[PROMPT]
Write out, word for word, every line from the first one through the line that holds "series = [values_2001, values_2002, values_2003]", and nothing else; skip the pictures.

.....

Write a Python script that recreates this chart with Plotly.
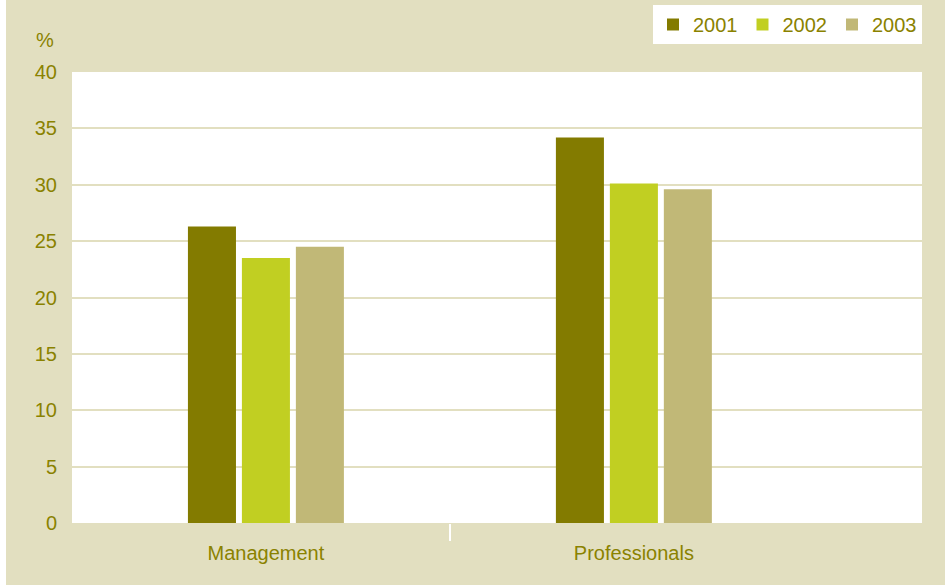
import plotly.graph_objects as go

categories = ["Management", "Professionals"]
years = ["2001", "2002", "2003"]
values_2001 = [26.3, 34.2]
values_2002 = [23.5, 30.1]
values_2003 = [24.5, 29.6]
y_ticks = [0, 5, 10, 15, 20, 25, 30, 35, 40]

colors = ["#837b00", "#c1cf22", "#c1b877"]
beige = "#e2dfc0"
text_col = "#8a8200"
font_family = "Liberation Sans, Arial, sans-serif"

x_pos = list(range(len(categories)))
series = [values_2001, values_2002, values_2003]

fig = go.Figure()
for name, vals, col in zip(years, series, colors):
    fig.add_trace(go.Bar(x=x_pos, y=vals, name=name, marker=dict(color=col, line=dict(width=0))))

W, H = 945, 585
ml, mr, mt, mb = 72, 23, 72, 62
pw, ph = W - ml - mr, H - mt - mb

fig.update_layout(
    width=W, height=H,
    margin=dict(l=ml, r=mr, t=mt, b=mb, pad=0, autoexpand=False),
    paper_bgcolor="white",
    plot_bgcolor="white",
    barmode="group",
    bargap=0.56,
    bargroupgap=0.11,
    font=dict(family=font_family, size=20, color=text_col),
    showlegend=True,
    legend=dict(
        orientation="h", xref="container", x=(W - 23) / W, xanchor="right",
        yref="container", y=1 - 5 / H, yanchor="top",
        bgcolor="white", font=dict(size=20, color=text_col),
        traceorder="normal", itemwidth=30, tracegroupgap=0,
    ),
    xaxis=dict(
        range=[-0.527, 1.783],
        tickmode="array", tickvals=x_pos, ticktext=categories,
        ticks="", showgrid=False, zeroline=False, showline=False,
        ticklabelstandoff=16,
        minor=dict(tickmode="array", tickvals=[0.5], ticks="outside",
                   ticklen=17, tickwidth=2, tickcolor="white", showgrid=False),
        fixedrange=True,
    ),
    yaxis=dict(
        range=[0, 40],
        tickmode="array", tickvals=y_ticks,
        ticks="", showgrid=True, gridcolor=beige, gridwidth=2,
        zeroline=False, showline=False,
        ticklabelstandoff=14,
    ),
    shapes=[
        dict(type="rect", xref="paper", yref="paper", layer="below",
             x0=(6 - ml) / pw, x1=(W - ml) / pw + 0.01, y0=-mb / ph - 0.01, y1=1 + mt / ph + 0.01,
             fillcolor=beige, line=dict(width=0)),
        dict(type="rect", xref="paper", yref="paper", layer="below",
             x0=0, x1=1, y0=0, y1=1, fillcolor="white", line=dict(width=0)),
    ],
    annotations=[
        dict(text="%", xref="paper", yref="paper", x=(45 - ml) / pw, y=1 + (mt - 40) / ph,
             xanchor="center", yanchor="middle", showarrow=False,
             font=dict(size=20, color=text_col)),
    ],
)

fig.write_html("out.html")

.....

[EXERCISE ANSWER]
Write a Python script that recreates this chart with Plotly.
import plotly.graph_objects as go

categories = ["Management", "Professionals"]
years = ["2001", "2002", "2003"]
values_2001 = [26.3, 34.2]
values_2002 = [23.5, 30.1]
values_2003 = [24.5, 29.6]
y_ticks = [0, 5, 10, 15, 20, 25, 30, 35, 40]

colors = ["#837b00", "#c1cf22", "#c1b877"]
beige = "#e2dfc0"
text_col = "#8a8200"
font_family = "Liberation Sans, Arial, sans-serif"

x_pos = list(range(len(categories)))
series = [values_2001, values_2002, values_2003]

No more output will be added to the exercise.